Part of: Fake Caregiver & Nanny Job Scams
Last reviewed: 8 June 2026
Caregiving and nanny job scams on Facebook are particularly harmful because they target people seeking employment in inherently trusting, domestic roles. The jobs are posted in local community groups, caregiver networks, or on Facebook Marketplace, making them appear organic and community-endorsed. The scam exploits the personal nature of caregiving work to create rapid trust.
Facebook's local groups are used because they lend geographic specificity — a posting in a local parents' group feels more authentic than a generic job ad. Victims may also share more personal information than they would in a formal application process because the informal social context seems less threatening.
Cheque fraud is a common element of this scam type: the 'employer' sends a cheque before the caregiver has started, asks for a portion to be returned for 'supplies,' and the cheque bounces after the caregiver has already transferred funds.
How this scam works on Facebook
A posting in a Facebook community group or Marketplace describes a family or elderly individual needing a nanny, caregiver, or companion. The pay rate is competitive and the requirements minimal. The poster's Facebook profile appears to be a genuine local resident with photos and friends.

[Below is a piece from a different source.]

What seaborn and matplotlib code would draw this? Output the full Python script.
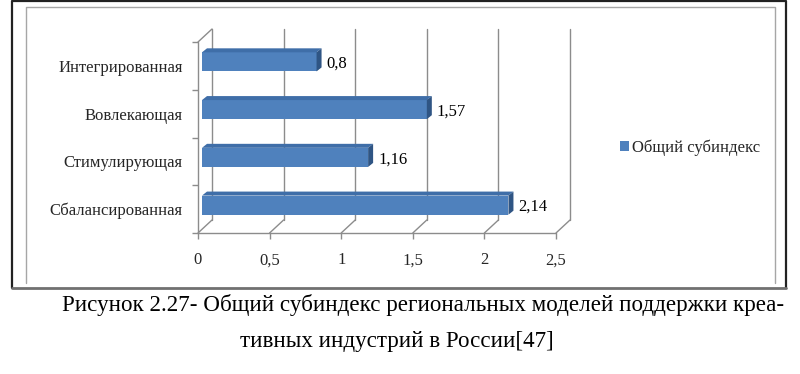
import matplotlib.pyplot as plt
import numpy as np
import seaborn as sns
from matplotlib.patches import Polygon
from matplotlib.lines import Line2D

categories = ["Интегрированная", "Вовлекающая", "Стимулирующая", "Сбалансированная"]
values = [0.8, 1.57, 1.16, 2.14]
series_name = "Общий субиндекс"
x_ticks = [0, 0.5, 1, 1.5, 2, 2.5]
caption_1 = "Рисунок 2.27- Общий субиндекс региональных моделей поддержки креа-"
caption_2 = "тивных индустрий в России[47]"

sns.set_theme(style="white")
plt.rcParams['font.family'] = ['Liberation Serif', 'DejaVu Serif']

W, H = 800, 374
fig = plt.figure(figsize=(W / 100, H / 100), dpi=100)

# front plane of the pseudo-3d plot, in pixels
left_px, right_px, top_px, bot_px = 198, 556, 42, 233
ax = fig.add_axes([left_px / W, 1 - bot_px / H,
                   (right_px - left_px) / W, (bot_px - top_px) / H])

face = "#4f81bd"
top_col = "#3f6ea8"
side_col = "#2f5584"
grid_col = "#8c8c8c"
fs = 12

sns.barplot(x=values, y=categories, orient="h", width=0.4, color=face,
            saturation=1, linewidth=0, label=series_name, ax=ax)

ax.set_xlim(0, 2.5)
ax.set_ylim(3.5, -0.5)

# pixel -> data conversion
ux = (right_px - left_px) / 2.5
uy = (bot_px - top_px) / 4.0
wall_dx, wall_dy = 14 / ux, 13 / uy
bar_dx, bar_dy = 4 / ux, 4 / uy
dep_x, dep_y = 5 / ux, 4 / uy

# back wall and floor
kw = dict(color=grid_col, lw=1, clip_on=False, zorder=0)
for xv in x_ticks:
    ax.add_line(Line2D([xv + wall_dx, xv + wall_dx], [3.5 - wall_dy, -0.5 - wall_dy], **kw))
    ax.add_line(Line2D([xv, xv + wall_dx], [3.5, 3.5 - wall_dy], **kw))
ax.add_line(Line2D([0, wall_dx], [-0.5, -0.5 - wall_dy], **kw))
ax.add_line(Line2D([0, 0], [-0.5, 3.5], **kw))
ax.add_line(Line2D([0, 2.5], [3.5, 3.5], **kw))

# 3d faces on the bars
for p, v in zip(ax.patches, values):
    x0, y0 = p.get_x(), p.get_y()
    w, h = p.get_width(), p.get_height()
    p.set_x(x0 + bar_dx)
    p.set_y(y0 - bar_dy)
    p.set_zorder(3)
    xa, xb = x0 + bar_dx, x0 + bar_dx + w
    yt, yb = y0 - bar_dy, y0 - bar_dy + h
    ax.add_patch(Polygon([(xa, yt), (xb, yt), (xb + dep_x, yt - dep_y), (xa + dep_x, yt - dep_y)],
                         closed=True, fc=top_col, ec="none", clip_on=False, zorder=3))
    ax.add_patch(Polygon([(xb, yt), (xb + dep_x, yt - dep_y), (xb + dep_x, yb - dep_y), (xb, yb)],
                         closed=True, fc=side_col, ec="none", clip_on=False, zorder=3))
    ax.text(xb + dep_x + 5 / ux, (yt + yb) / 2 + 2 / uy, f"{v:g}".replace(".", ","),
            ha="left", va="center", fontsize=fs, color="black", clip_on=False)

for s in ax.spines.values():
    s.set_visible(False)

ax.set_xticks(x_ticks)
ax.set_xticklabels([f"{t:g}".replace(".", ",") for t in x_ticks], fontsize=fs)
ax.tick_params(axis="x", bottom=True, length=4, width=1, color=grid_col, pad=10)
ax.set_yticks(range(len(categories)))
ax.set_yticklabels(categories, fontsize=fs)
ax.tick_params(axis="y", which="major", left=False, length=0, pad=10.8)
ax.set_yticks(np.arange(-0.5, 4, 1), minor=True)
ax.tick_params(axis="y", which="minor", left=True, length=4, width=1, color=grid_col)
ax.set_xlabel("")
ax.set_ylabel("")
ax.grid(False)

ax.legend(loc="center left", bbox_to_anchor=(620 / W, 1 - 148 / H), bbox_transform=fig.transFigure,
          frameon=False, fontsize=fs, handlelength=0.55, handleheight=0.55, handletextpad=0.2,
          borderpad=0, borderaxespad=0)

# frames
fig.add_artist(Line2D([12 / W, 12 / W, 786 / W, 786 / W], [1 - 288 / H, 1 - 1 / H, 1 - 1 / H, 1 - 288 / H],
                      color="#222222", lw=1.6, transform=fig.transFigure))
fig.add_artist(Line2D([12 / W, 786 / W], [1 - 288 / H, 1 - 288 / H],
                      color="#707070", lw=2, transform=fig.transFigure))
fig.add_artist(Line2D([26 / W, 26 / W, 775 / W, 775 / W], [1 - 283 / H, 1 - 7 / H, 1 - 7 / H, 1 - 283 / H],
                      color="#a6a6a6", lw=1, transform=fig.transFigure))

fig.text(62 / W, 1 - 305 / H, caption_1, fontsize=16.6, ha="left", va="center", color="black")
fig.text(397 / W, 1 - 342 / H, caption_2, fontsize=16.6, ha="center", va="center", color="black")

fig.savefig("out.png", dpi=100, facecolor="white")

Initial contact progresses quickly and warmly. The 'employer' cannot meet in person due to travel or caregiving circumstances, so the entire hiring process occurs over Messenger. An overpayment cheque is sent in advance of the start date, and the caregiver is asked to use part of the funds to buy supplies, pay a previous carer, or cover a background check from an 'approved' provider.
The cheque bounces. The 'employer' profile may have been a hacked or cloned account of a real local resident. In in-person variants of this scam, the risk extends to personal safety in the victim's home.
Common red flags
- Employer cannot meet in person before the job starts despite the position being local
- Cheque sent before any in-person meeting or background check is conducted
- Request to forward part of an advance cheque payment for supplies or a prior employee
- Hiring conducted entirely through Messenger without a phone call or video chat
- Profile of the posting family seems newly created or shows signs of cloning (limited photo history, few connections)
- Unusually high pay rate compared to local caregiver market rates
How to protect yourself
- Insist on a video call and in-person meeting before agreeing to any caregiving role
- Never accept advance cheque payments from an employer you have not verified in person
- Do not purchase supplies or transfer any portion of a payment sent before your first day of work
- Let someone you trust know the full address and details of any new caregiver employer before your first visit
- Verify local caregiver job postings through established agencies rather than informal Facebook groups
How to report it
- Report the Facebook profile and posting using Facebook's built-in report function
- File a report with the FTC at reportfraud.ftc.gov if money was lost through cheque fraud
- Contact your local police if you were put at personal risk or the posting used a real local resident's identity without consent
Frequently asked questions
Why do caregiver scammers send cheques before the job starts?
An advance cheque serves two purposes: it creates a sense of financial commitment from the employer (making the job feel real) and sets up the overpayment cheque fraud where the caregiver loses money when the cheque bounces after they have already transferred funds.